---- PROVIDED MATERIAL

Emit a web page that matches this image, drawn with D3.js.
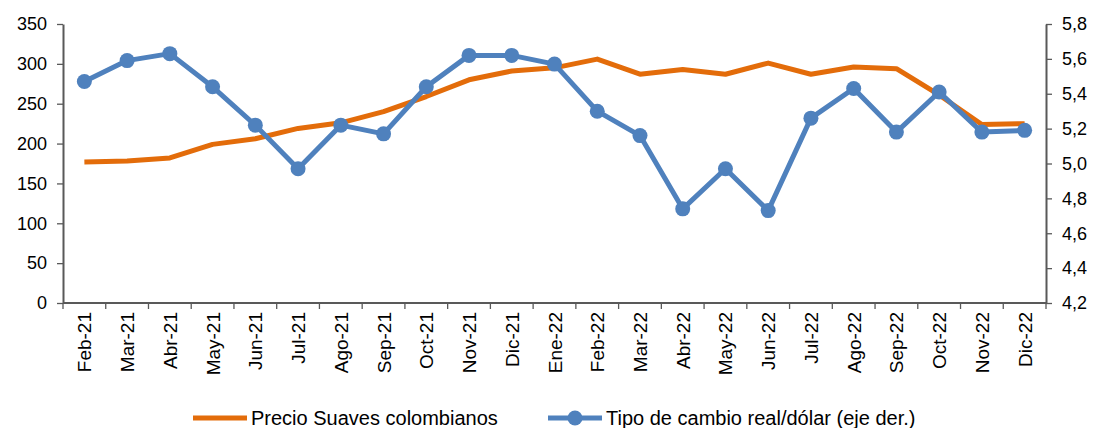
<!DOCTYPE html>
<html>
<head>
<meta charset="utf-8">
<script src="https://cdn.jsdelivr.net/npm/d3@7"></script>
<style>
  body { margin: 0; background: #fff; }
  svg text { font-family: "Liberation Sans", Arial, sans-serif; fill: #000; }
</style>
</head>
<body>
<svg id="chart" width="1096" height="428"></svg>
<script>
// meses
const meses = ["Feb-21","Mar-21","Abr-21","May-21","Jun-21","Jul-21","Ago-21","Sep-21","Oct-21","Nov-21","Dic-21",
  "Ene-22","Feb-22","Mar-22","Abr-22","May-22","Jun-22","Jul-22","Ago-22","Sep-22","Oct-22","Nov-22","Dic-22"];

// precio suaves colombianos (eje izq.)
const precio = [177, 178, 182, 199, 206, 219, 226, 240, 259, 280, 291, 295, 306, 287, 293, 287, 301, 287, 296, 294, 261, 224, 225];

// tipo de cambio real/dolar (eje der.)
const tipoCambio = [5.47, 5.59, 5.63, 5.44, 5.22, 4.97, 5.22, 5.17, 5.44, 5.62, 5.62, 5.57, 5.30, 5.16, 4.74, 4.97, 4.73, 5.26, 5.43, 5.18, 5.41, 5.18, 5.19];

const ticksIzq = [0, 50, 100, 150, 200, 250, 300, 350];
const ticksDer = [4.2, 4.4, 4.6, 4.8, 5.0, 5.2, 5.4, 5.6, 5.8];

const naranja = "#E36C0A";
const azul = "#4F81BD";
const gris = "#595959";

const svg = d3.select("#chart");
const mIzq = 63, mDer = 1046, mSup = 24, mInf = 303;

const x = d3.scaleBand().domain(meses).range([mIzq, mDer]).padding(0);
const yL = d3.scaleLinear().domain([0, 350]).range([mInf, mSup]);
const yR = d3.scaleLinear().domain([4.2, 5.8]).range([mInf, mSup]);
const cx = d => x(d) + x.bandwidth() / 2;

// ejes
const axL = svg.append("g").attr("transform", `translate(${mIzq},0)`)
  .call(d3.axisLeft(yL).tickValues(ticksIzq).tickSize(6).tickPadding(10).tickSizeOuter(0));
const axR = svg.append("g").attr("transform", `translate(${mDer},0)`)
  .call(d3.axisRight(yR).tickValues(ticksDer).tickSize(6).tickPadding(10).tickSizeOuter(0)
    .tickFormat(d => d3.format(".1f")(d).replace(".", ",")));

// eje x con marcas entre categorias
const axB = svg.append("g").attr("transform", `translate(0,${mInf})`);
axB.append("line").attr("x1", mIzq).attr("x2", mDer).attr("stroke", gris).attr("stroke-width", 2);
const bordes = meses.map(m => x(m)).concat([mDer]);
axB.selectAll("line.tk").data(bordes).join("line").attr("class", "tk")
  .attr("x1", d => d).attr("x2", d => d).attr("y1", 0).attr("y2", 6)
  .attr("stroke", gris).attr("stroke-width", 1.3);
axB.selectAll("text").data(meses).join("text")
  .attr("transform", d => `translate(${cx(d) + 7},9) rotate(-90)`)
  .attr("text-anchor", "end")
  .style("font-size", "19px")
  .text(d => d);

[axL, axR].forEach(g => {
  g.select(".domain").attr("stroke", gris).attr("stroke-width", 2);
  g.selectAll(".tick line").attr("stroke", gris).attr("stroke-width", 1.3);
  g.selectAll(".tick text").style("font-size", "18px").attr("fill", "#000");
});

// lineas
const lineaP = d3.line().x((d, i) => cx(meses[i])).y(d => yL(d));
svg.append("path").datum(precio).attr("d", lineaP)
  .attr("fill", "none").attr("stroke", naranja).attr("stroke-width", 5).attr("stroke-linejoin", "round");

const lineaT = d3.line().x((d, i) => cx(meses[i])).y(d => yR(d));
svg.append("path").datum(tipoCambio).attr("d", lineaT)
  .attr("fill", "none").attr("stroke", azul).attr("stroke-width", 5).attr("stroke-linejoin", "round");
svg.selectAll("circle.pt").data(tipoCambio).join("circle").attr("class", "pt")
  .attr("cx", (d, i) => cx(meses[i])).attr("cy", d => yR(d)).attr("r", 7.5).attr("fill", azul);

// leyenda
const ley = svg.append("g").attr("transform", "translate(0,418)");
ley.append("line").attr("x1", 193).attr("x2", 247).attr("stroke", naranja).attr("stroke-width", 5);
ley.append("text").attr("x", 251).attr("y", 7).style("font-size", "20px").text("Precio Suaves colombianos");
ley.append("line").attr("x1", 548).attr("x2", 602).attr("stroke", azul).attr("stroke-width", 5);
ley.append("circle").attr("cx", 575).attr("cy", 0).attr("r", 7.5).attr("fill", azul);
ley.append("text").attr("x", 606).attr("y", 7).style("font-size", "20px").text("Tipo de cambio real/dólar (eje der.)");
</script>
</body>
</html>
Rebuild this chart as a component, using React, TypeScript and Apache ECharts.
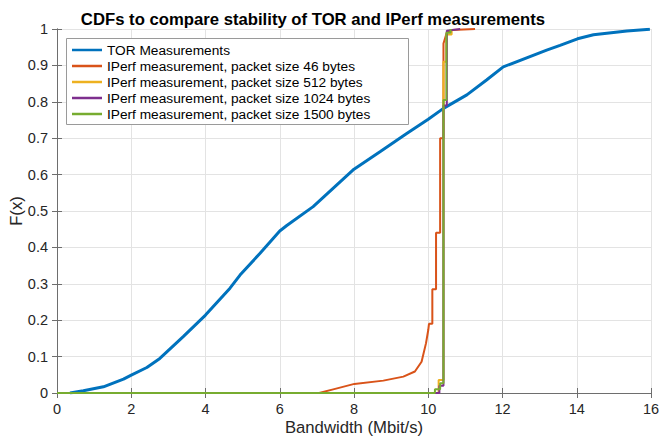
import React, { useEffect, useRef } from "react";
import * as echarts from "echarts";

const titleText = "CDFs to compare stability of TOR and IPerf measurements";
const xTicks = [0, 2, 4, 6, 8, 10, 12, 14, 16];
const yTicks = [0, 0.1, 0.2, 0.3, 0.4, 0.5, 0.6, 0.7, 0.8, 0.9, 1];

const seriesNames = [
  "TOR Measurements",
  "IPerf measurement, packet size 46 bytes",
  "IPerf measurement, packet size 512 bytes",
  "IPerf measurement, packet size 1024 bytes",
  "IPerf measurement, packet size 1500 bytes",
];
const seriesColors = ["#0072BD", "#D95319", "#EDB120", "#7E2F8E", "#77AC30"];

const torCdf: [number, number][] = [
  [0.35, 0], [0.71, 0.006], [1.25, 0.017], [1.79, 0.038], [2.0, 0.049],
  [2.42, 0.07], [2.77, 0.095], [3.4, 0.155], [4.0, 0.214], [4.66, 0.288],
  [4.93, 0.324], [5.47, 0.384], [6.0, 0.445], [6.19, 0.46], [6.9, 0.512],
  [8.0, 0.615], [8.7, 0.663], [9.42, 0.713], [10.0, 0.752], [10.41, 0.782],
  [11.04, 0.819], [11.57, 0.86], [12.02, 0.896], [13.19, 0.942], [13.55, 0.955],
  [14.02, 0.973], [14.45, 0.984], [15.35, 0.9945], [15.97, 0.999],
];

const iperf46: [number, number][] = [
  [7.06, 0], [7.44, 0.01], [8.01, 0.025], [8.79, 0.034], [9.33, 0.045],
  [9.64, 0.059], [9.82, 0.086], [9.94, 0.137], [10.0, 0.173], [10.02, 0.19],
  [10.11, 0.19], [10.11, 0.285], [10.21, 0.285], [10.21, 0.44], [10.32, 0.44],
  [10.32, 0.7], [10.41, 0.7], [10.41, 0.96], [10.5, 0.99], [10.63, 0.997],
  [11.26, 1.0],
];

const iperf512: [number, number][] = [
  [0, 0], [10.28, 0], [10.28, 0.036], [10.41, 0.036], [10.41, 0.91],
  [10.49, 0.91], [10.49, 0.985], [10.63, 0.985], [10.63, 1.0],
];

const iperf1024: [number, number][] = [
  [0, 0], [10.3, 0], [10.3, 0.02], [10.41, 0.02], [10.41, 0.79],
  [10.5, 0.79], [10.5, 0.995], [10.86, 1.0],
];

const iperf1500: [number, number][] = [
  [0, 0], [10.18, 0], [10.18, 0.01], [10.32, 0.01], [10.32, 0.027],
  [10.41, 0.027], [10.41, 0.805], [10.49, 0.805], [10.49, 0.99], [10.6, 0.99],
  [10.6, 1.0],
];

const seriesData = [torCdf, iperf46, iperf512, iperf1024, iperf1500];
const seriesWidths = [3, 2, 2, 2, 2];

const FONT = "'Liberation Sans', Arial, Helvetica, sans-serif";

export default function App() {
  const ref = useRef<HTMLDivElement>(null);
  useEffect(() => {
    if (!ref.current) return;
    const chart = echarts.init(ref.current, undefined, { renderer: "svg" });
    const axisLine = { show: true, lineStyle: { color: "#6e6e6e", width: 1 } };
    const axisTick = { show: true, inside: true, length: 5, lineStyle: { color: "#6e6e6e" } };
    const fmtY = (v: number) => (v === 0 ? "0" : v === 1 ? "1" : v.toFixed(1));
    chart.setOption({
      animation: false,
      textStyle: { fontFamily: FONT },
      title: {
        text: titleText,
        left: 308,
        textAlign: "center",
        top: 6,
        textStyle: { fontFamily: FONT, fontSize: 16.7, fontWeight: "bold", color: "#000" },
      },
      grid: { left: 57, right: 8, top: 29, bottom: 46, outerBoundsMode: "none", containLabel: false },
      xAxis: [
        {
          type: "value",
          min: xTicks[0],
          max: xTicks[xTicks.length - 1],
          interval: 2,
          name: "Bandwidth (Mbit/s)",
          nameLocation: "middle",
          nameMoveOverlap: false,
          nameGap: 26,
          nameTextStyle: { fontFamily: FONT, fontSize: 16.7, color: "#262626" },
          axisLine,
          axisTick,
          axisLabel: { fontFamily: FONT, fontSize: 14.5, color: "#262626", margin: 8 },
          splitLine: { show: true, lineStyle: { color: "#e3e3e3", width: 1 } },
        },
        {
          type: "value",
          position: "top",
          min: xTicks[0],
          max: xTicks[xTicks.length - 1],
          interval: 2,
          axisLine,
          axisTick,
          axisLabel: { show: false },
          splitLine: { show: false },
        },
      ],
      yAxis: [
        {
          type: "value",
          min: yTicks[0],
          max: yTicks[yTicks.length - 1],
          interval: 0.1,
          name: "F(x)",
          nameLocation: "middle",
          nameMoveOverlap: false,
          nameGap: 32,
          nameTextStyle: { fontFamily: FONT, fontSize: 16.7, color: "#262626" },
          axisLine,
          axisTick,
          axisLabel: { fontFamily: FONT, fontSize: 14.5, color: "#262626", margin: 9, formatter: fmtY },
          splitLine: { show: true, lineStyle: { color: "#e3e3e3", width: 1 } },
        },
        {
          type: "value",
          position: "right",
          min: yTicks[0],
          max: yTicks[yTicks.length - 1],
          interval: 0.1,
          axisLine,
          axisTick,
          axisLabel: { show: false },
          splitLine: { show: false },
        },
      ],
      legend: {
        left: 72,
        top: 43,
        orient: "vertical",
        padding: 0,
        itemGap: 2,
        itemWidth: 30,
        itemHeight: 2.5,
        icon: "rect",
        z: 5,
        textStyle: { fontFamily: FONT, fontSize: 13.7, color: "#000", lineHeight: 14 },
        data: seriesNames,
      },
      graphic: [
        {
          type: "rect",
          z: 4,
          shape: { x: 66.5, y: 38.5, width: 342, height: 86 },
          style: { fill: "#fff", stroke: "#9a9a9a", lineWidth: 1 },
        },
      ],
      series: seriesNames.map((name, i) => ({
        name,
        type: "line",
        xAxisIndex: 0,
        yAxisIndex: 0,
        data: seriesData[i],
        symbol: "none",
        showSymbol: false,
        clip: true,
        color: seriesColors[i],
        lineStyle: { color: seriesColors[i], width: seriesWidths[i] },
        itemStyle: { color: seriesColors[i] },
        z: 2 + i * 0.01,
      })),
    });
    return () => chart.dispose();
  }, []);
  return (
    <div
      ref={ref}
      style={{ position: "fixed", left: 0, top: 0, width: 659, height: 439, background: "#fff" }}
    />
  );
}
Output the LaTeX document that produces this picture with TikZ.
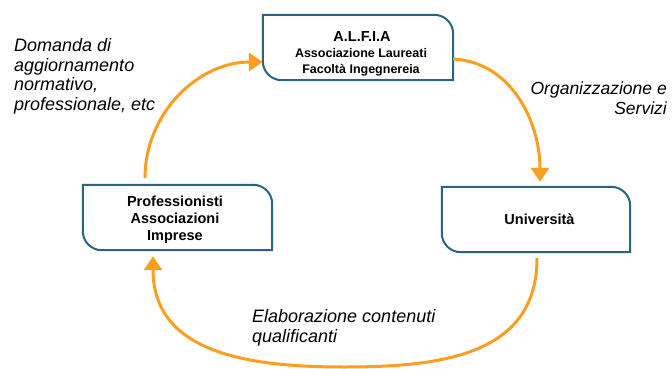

--------

> **PROMPT**
Only lines belong in the copy: transcribe those from the start of the data through the line that contains "const mIzq = 63, mDer", and skip the pictures.

> **TASK SOLUTION**
Emit a web page that matches this image, drawn with D3.js.
<!DOCTYPE html>
<html>
<head>
<meta charset="utf-8">
<script src="https://cdn.jsdelivr.net/npm/d3@7"></script>
<style>
  body { margin: 0; background: #fff; }
  svg text { font-family: "Liberation Sans", Arial, sans-serif; fill: #000; }
</style>
</head>
<body>
<svg id="chart" width="1096" height="428"></svg>
<script>
// meses
const meses = ["Feb-21","Mar-21","Abr-21","May-21","Jun-21","Jul-21","Ago-21","Sep-21","Oct-21","Nov-21","Dic-21",
  "Ene-22","Feb-22","Mar-22","Abr-22","May-22","Jun-22","Jul-22","Ago-22","Sep-22","Oct-22","Nov-22","Dic-22"];

// precio suaves colombianos (eje izq.)
const precio = [177, 178, 182, 199, 206, 219, 226, 240, 259, 280, 291, 295, 306, 287, 293, 287, 301, 287, 296, 294, 261, 224, 225];

// tipo de cambio real/dolar (eje der.)
const tipoCambio = [5.47, 5.59, 5.63, 5.44, 5.22, 4.97, 5.22, 5.17, 5.44, 5.62, 5.62, 5.57, 5.30, 5.16, 4.74, 4.97, 4.73, 5.26, 5.43, 5.18, 5.41, 5.18, 5.19];

const ticksIzq = [0, 50, 100, 150, 200, 250, 300, 350];
const ticksDer = [4.2, 4.4, 4.6, 4.8, 5.0, 5.2, 5.4, 5.6, 5.8];

const naranja = "#E36C0A";
const azul = "#4F81BD";
const gris = "#595959";

const svg = d3.select("#chart");
const mIzq = 63, mDer = 1046, mSup = 24, mInf = 303;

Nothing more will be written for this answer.